In this post I want to look into Private Runners for your GitHub Workflows and show you some best practices for them. GitHub Workflows can run on either a GitHub Hosted runner or on your own private runner. For the private runner you can install it on a machine of your choice and you maintain everything on that machine: the tools that you pre-install, the network stack the runner has access too and any storage it is using during its runs.
This post is part of a series on best practices for using GitHub Actions in a secure way. You can find the other posts here:
Some organizations have a policy that their builds (or deploys) always need to run in their own (hosted) datacenter. Another reason might be that you need to use some licensed software that you can run only on your own environment. Or maybe you need a GPU setup in your workflow (those aren’t available from GitHub Hosted Runners as far as I know).
The runner itself is open source so you can look at the way it works and contribute updates to it. Installation is made very easy: you can go to your repository or organization or enterprise. Go to Settings –> Actions and at the bottom you can find a button to add a new runner.
If you add the runner at the organization level, it will be available to all repositories in that organization. If you add the runner at the enterprise level, it will be available to all repositories in all organizations in that enterprise.
Installation consists of executing these steps:
The runner will run with the privileges you provided during installation and will start a long polling outgoing connection over HTTPS to GitHub. It’s an outgoing connection for safety reasons (e.g. corporate firewalls) and goes out over HTTPS to make it as secure as possible. The runner will periodically ask GitHub (I think every minute) if there is work to do, and if not, back off for another minute.
If you want to learn more about hardening your runner environments, you can read the GitHub documentation here.
Limit the access of the private runner to an absolute minimum. Think of all the things the processes the runner itself or the actions it will run for your have access to. Never install it with network admin or root rights. Give it just enough rights to only do what it was meant to do.
Does the runner really need to have access to your database cluster? If not, limit the network access for it (segment the network for example).
Does the runner really need access to your file share? What could it do with all those files? What if an action scans the share and start sending the interesting bits to an external server? What if the action executes your code, downloads a third party dependency that has been compromised and that starts to do something on your environment?

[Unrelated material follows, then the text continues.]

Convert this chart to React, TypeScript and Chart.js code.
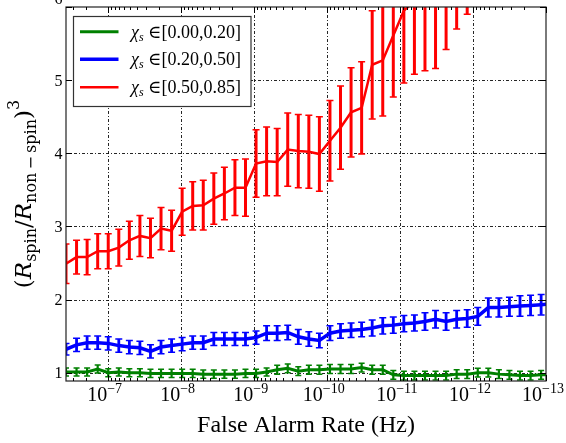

What happens if the action breaks the runner sandbox? Could it elevate itself to a more privileged account?
Best practice: give the runner the absolute least amount of access it needs to the machine it runs on.
This best practice comes from the same practice as before and mostly comes from the methods used in supply chain attacks like for example the recent Solorigate attack. Both the action that is being executed and the third party dependencies it uses (NPM or NuGet packages or all the layers in the Docker image it uses) can store things on the runner machine. Even the runner itself could store these things, although a compromise of the runner is less likely, it could still happen (we’re all humans after all). Context here matters: this is not so relevant for what we call an ephemeral runner: a runner that only exists for the duration of one job (not workflow!). Having data persisted on an ephemeral runner is not possible, since the runner will be deleted afterwards.
This topic is of course super important for persistent runners: think of a Virtual Machine that is constantly running.
What if a first run downloads a compromised package and stores that in your local package cache? A second run that needs that package, finds it in the package cache and uses that version instead of retrieving the correct one? As in the Solorigate attack, only 1 assembly was overwritten as a starting point of the compromise.
This problem could even be enlarged by using the same runner for multiple repositories: Package cache poisoning in one repository could be subsequently be used by all other workflows that are executed on the same runner.
Even worse: installing multiple runners on the same machine in an effort to enable more efficient use of the available resources on the machine: what if they all use the same package cache. NuGet uses a centrally stored cache on the machine level for example…
So as a best practice: if you really need a runner, create at least a new runner on a new machine for each repo and give it the minimum rights it needs to do its work.
An even better option is to create a new runner for each run. For example use an Action that creates a new runner just for that specific run, or host your runner on AWS Fargate or even setup auto-scaling yourself.
Also mentioned in the guidance from GitHub is that you should not use private runners for public repositories. Depending on your setup, your workflows will be triggered by new commits being pushed to the repository, or by an incoming pull request.
What if someone with ill-contempt forks your repository, adds code or a dependency that will compromise your setup (or even the workflow itself) and create a new Pull Request on your repository? The workflow will be triggered (hey, they can even add the trigger for you!) and the malicious setup will run on your machine with all the access the runner has. This is considered very dangerous for obvious reasons.